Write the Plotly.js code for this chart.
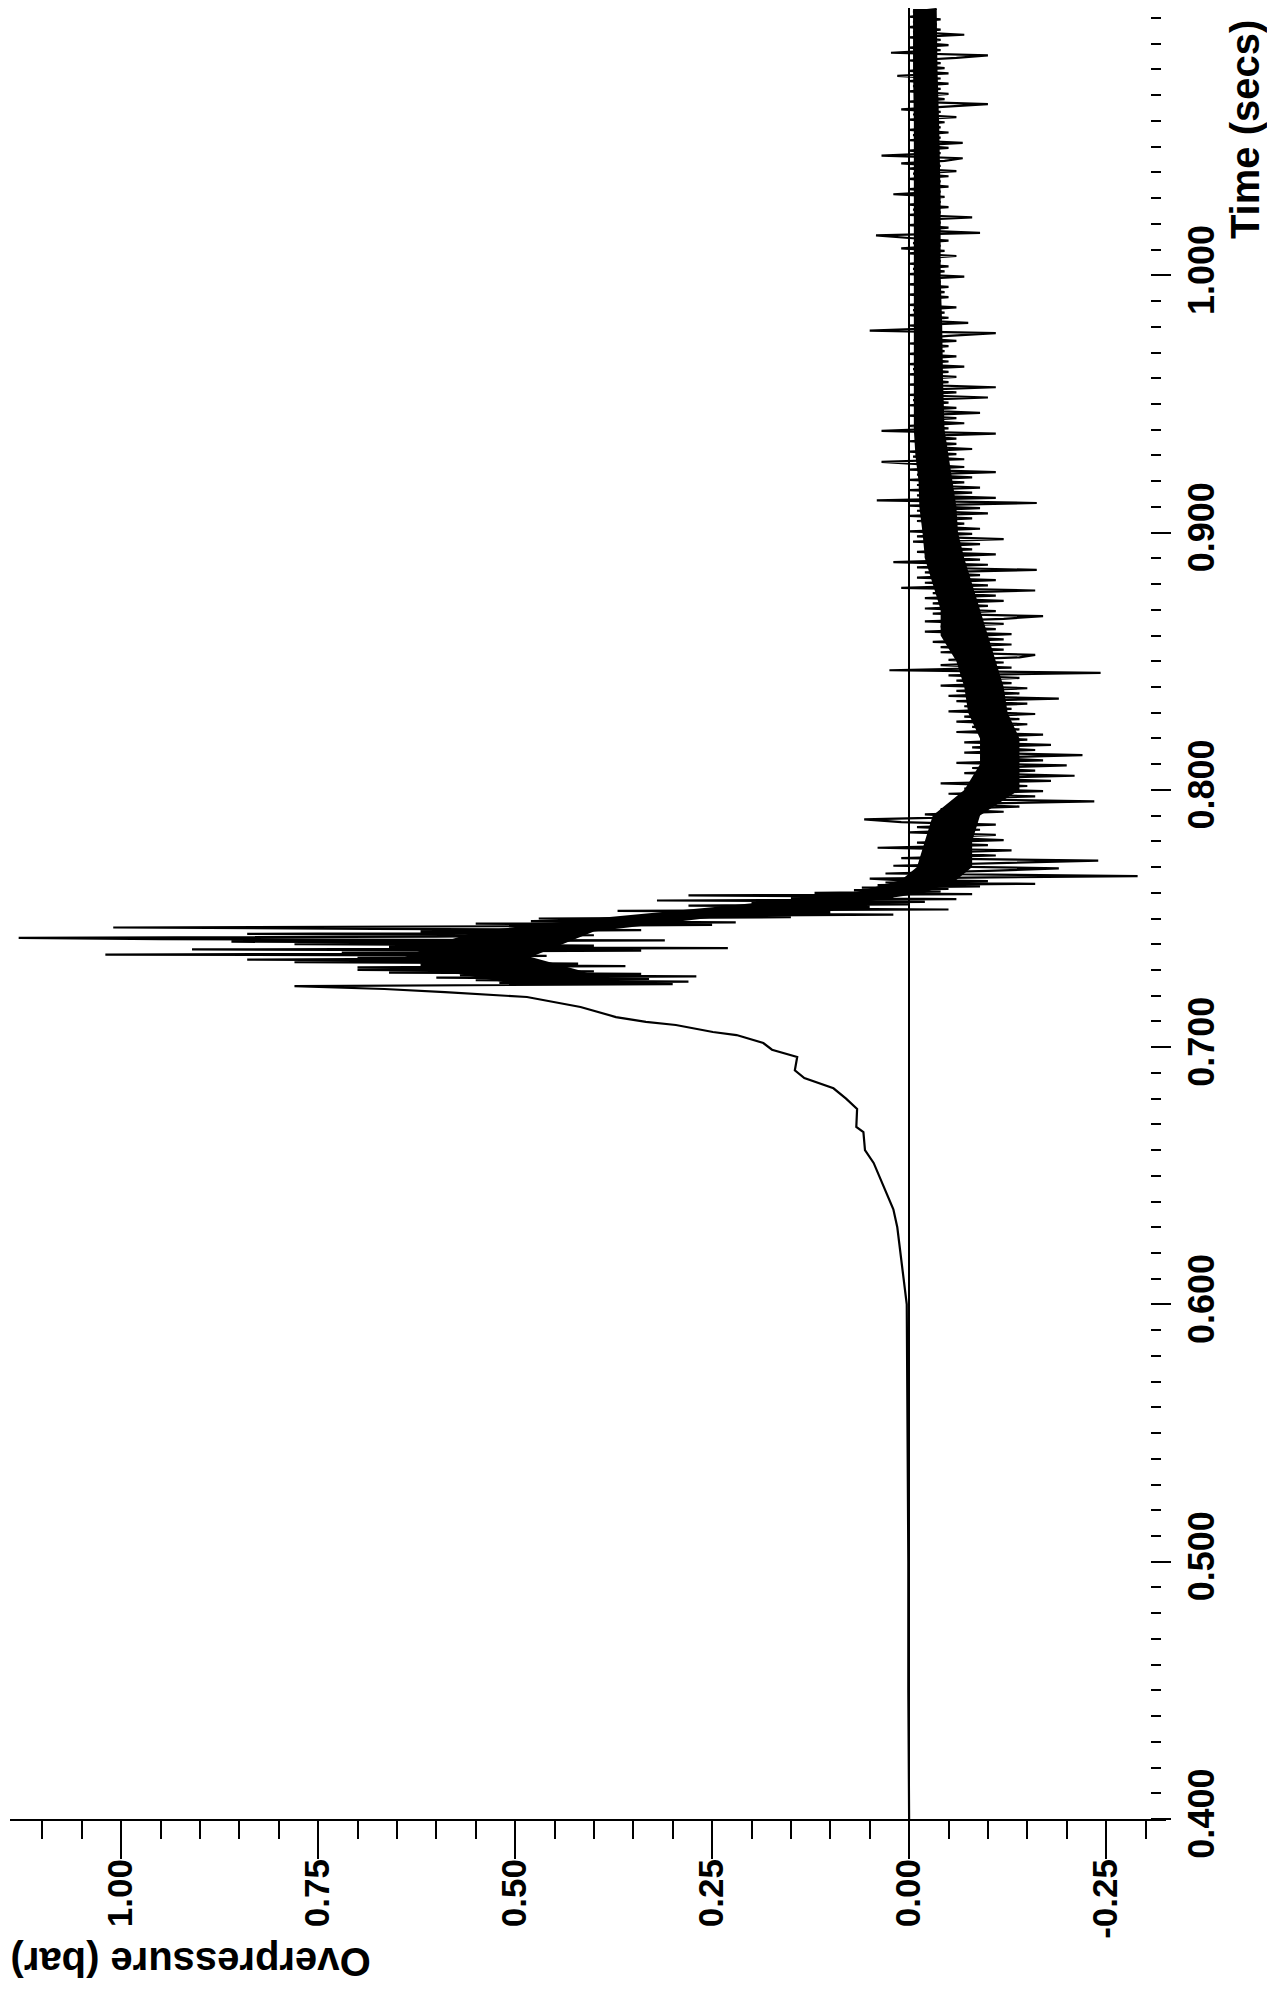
<!DOCTYPE html>
<html>
<head>
<meta charset="utf-8">
<script src="https://cdn.plot.ly/plotly-3.0.1.min.js"></script>
<style>html,body{margin:0;padding:0;background:#fff}</style>
</head>
<body>
<div id="chart" style="width:1267px;height:2003px"></div>
<script>
// ---- Data ----
// Smooth pressure rise before the blast arrives (time s, overpressure bar)
const riseT = [0.400,0.450,0.500,0.550,0.580,0.600,0.610,0.621,0.630,0.637,0.643,0.649,0.655,0.660,0.667,0.669,0.676,0.680,0.684,0.688,0.691,0.6962,0.699,0.7016,0.7047,0.7059,0.7086,0.7098,0.7117,0.7156,0.7195,0.7214,0.7226,0.7237];
const riseP = [0.000,0.001,0.001,0.002,0.002,0.003,0.007,0.011,0.015,0.020,0.028,0.037,0.045,0.056,0.058,0.067,0.066,0.080,0.096,0.133,0.145,0.142,0.174,0.185,0.219,0.249,0.296,0.334,0.372,0.417,0.485,0.589,0.666,0.780];

// Noisy peak section, sampled every 0.5 ms from 0.7240 s
const peakStart = 0.7240, peakStep = 0.0005;
const peakP = [0.56,0.30,0.52,0.28,0.55,0.33,0.60,0.27,0.57,0.34,
  0.66,0.40,0.70,0.45,0.70,0.36,0.62,0.42,0.78,0.50,
  0.84,0.52,0.70,0.46,1.02,0.48,0.72,0.34,0.91,0.23,
  0.66,0.40,0.78,0.50,0.86,0.31,0.95,1.13,0.60,0.40,
  0.84,0.45,0.62,0.34,0.68,1.01,0.52,0.25,0.55,0.22,
  0.48,0.30,0.47,0.15,0.33,0.02,0.30,0.10,0.37,-0.05,
  0.22,0.05,0.28,0.00,0.20,-0.02,0.32,-0.06,0.15,0.02,
  0.28,-0.08,0.12,-0.04,0.07,-0.05,0.06,-0.09,0.04,-0.16,
  0.03,-0.10,0.02];

// Negative phase and tail, sampled every 1 ms from 0.7655 s
const tailStart = 0.7655, tailStep = 0.001;
const tailP = [
  0.05,-0.29,0.03,-0.10,-0.19,0.02,-0.12,-0.24,0.01,-0.11,
  -0.02,-0.13,0.04,-0.10,-0.01,-0.12,-0.03,-0.11,0.00,-0.09,
  -0.01,-0.11,0.01,0.057,-0.08,-0.02,-0.12,-0.04,-0.14,-0.05,
  -0.235,-0.06,-0.16,-0.05,-0.17,-0.07,-0.15,-0.04,-0.18,-0.08,
  -0.21,-0.07,-0.16,-0.08,-0.20,-0.06,-0.17,-0.09,-0.22,-0.07,
  -0.16,-0.08,-0.18,-0.07,-0.15,-0.09,-0.17,-0.06,-0.14,-0.08,
  -0.15,-0.06,-0.14,-0.07,-0.16,-0.05,-0.13,-0.07,-0.15,-0.06,
  -0.19,-0.05,-0.14,-0.06,-0.15,-0.04,-0.13,-0.06,-0.14,-0.05,
  -0.243,0.025,-0.13,-0.04,-0.12,-0.05,-0.14,-0.16,-0.04,-0.12,
  -0.04,-0.13,-0.03,-0.12,-0.05,-0.13,-0.02,-0.11,-0.04,-0.12,
  -0.02,-0.12,-0.17,-0.03,-0.11,-0.02,-0.10,-0.03,-0.12,-0.02,
  -0.11,-0.03,-0.16,0.01,-0.10,-0.02,-0.11,-0.01,-0.09,-0.02,
  -0.162,-0.01,-0.10,0.02,-0.09,-0.02,-0.11,-0.01,-0.08,-0.02,
  -0.09,-0.005,-0.12,-0.01,-0.08,0.00,-0.09,-0.02,-0.07,-0.01,
  -0.08,0.00,-0.10,-0.01,-0.09,0.00,-0.162,0.041,-0.11,-0.01,
  -0.08,0.00,-0.09,-0.01,-0.07,0.00,-0.08,-0.01,-0.11,0.00,
  -0.07,-0.01,0.035,-0.07,-0.005,-0.06,0.00,-0.08,-0.01,-0.06,
  0.00,-0.06,-0.01,-0.11,0.035,-0.05,0.00,-0.07,-0.01,-0.06,
  0.00,-0.09,-0.01,-0.06,0.00,-0.05,-0.005,-0.10,0.00,-0.06,
  -0.01,-0.11,0.00,-0.05,-0.01,-0.06,0.00,-0.05,-0.005,-0.07,
  0.00,-0.05,-0.01,-0.06,0.00,-0.045,-0.01,-0.05,0.00,-0.06,
  -0.01,-0.05,-0.11,0.05,-0.04,0.00,-0.075,-0.01,-0.05,0.00,
  -0.045,-0.005,-0.06,0.00,-0.04,-0.01,-0.05,0.00,-0.045,-0.01,
  -0.05,0.00,-0.04,-0.01,-0.07,0.00,-0.045,-0.005,-0.05,0.00,
  -0.04,-0.01,-0.06,0.00,-0.045,0.01,-0.04,-0.005,-0.05,0.00,
  0.042,-0.09,-0.01,-0.05,0.00,-0.04,-0.01,-0.08,0.00,-0.04,
  -0.005,-0.05,0.00,-0.04,-0.01,-0.045,0.02,-0.04,0.00,-0.05,
  -0.01,-0.04,0.00,-0.05,-0.005,-0.06,0.00,-0.04,0.01,-0.045,
  -0.068,0.035,-0.04,0.00,-0.05,-0.01,-0.068,0.00,-0.04,-0.005,
  -0.05,0.00,-0.04,-0.01,-0.045,0.00,-0.06,-0.005,-0.04,0.01,
  -0.04,-0.10,0.00,-0.045,-0.01,-0.05,0.00,-0.04,-0.005,-0.05,
  0.00,-0.04,0.015,-0.05,0.00,-0.045,-0.01,-0.04,0.00,-0.06,
  -0.10,0.023,-0.04,0.00,-0.05,-0.01,-0.04,0.00,-0.07,-0.005,
  -0.04,0.00,-0.035,-0.005,-0.04,0.00,-0.03,-0.005,-0.035];

// Densest (solid black) core of the noisy record: time, left edge, right edge
const coreT  = [0.725,0.730,0.735,0.740,0.745,0.750,0.755,0.760,0.765,0.770,0.780,0.790,0.800,0.810,0.820,0.830,0.840,0.850,0.860,0.870,0.880,0.890,0.900,0.910,0.920,0.930,0.940,0.960,0.980,1.000,1.030,1.060,1.080,1.1035];
const coreHi = [0.51,0.60,0.64,0.60,0.55,0.40,0.23,0.07,0.01,-0.01,-0.02,-0.03,-0.07,-0.09,-0.09,-0.075,-0.07,-0.06,-0.04,-0.04,-0.03,-0.02,-0.017,-0.013,-0.012,-0.008,-0.006,-0.006,-0.006,-0.006,-0.006,-0.006,-0.005,-0.005];
const coreLo = [0.37,0.42,0.48,0.44,0.40,0.26,0.09,-0.02,-0.06,-0.08,-0.08,-0.09,-0.14,-0.14,-0.14,-0.125,-0.12,-0.11,-0.10,-0.09,-0.08,-0.07,-0.062,-0.06,-0.055,-0.05,-0.045,-0.043,-0.042,-0.04,-0.04,-0.038,-0.036,-0.035];

// Axis ticks
const pTickVals = [1.00, 0.75, 0.50, 0.25, 0.00, -0.25];
const pTickText = ['1.00', '0.75', '0.50', '0.25', '0.00', '-0.25'];
const tTickVals = [0.4, 0.5, 0.6, 0.7, 0.8, 0.9, 1.0];
const tTickText = ['0.400', '0.500', '0.600', '0.700', '0.800', '0.900', '1.000'];

// ---- Build the single recorded trace ----
const sigT = [], sigP = [];
riseT.forEach((t, i) => { sigT.push(t); sigP.push(riseP[i]); });
peakP.forEach((p, i) => { sigT.push(+(peakStart + i * peakStep).toFixed(4)); sigP.push(p); });
tailP.forEach((p, i) => { sigT.push(+(tailStart + i * tailStep).toFixed(4)); sigP.push(p); });

const FONT = 'Liberation Sans, Arial, Helvetica, sans-serif';

const traces = [
  {type: 'scatter', mode: 'lines', x: coreLo, y: coreT,
   line: {color: '#000', width: 0}, hoverinfo: 'skip'},
  {type: 'scatter', mode: 'lines', x: coreHi, y: coreT,
   line: {color: '#000', width: 0}, fill: 'tonextx', fillcolor: '#000', hoverinfo: 'skip'},
  {type: 'scatter', mode: 'lines', x: sigP, y: sigT,
   line: {color: '#000', width: 2.2}, hoverinfo: 'skip'}
];

const layout = {
  width: 1267, height: 2003,
  margin: {l: 10, r: 101, t: 8, b: 184, pad: 0},
  paper_bgcolor: '#fff', plot_bgcolor: '#fff',
  showlegend: false,
  xaxis: {
    range: [1.141, -0.326],
    anchor: 'y',
    tickmode: 'array', tickvals: pTickVals, ticktext: pTickText,
    ticks: 'outside', ticklen: 38, tickwidth: 2, tickcolor: '#000',
    minor: {tickmode: 'linear', tick0: 0, dtick: 0.05, ticks: 'outside', ticklen: 18, tickwidth: 2, tickcolor: '#000', showgrid: false},
    tickangle: -90,
    ticklabelstandoff: -14,
    tickfont: {family: FONT, size: 35, color: '#000', weight: 'bold'},
    showline: true, linecolor: '#000', linewidth: 2,
    zeroline: true, zerolinecolor: '#000', zerolinewidth: 2,
    showgrid: false, fixedrange: true
  },
  yaxis: {
    range: [0.4, 1.1039],
    anchor: 'free', position: 0.986, side: 'right',
    tickmode: 'array', tickvals: tTickVals, ticktext: tTickText,
    ticks: 'outside', ticklen: 20, tickwidth: 2, tickcolor: '#000',
    minor: {tickmode: 'linear', tick0: 0.4, dtick: 0.01, ticks: 'outside', ticklen: 10, tickwidth: 2, tickcolor: '#000', showgrid: false},
    tickangle: -90,
    tickfont: {family: FONT, size: 36, color: '#000', weight: 'bold'},
    showline: false, zeroline: false, showgrid: false, fixedrange: true
  },
  annotations: [
    {text: 'Overpressure (bar)', xref: 'paper', yref: 'paper', x: 0.156, y: -0.079,
     xanchor: 'center', yanchor: 'middle', textangle: 180, showarrow: false,
     font: {family: FONT, size: 40, color: '#000', weight: 'bold'}},
    {text: 'Time (secs)', xref: 'paper', yref: 'paper', x: 1.069, y: 0.933,
     xanchor: 'center', yanchor: 'middle', textangle: -90, showarrow: false,
     font: {family: FONT, size: 40, color: '#000', weight: 'bold'}}
  ]
};

Plotly.newPlot('chart', traces, layout, {displayModeBar: false, staticPlot: true});
</script>
</body>
</html>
========================
CHALLENGE: List all lines holding the string "chart".

ANSWER FOR THIS EXERCISE:
Write the Plotly.js code for this chart.
<div id="chart" style="width:1267px;height:2003px"></div>
Plotly.newPlot('chart', traces, layout, {displayModeBar: false, staticPlot: true});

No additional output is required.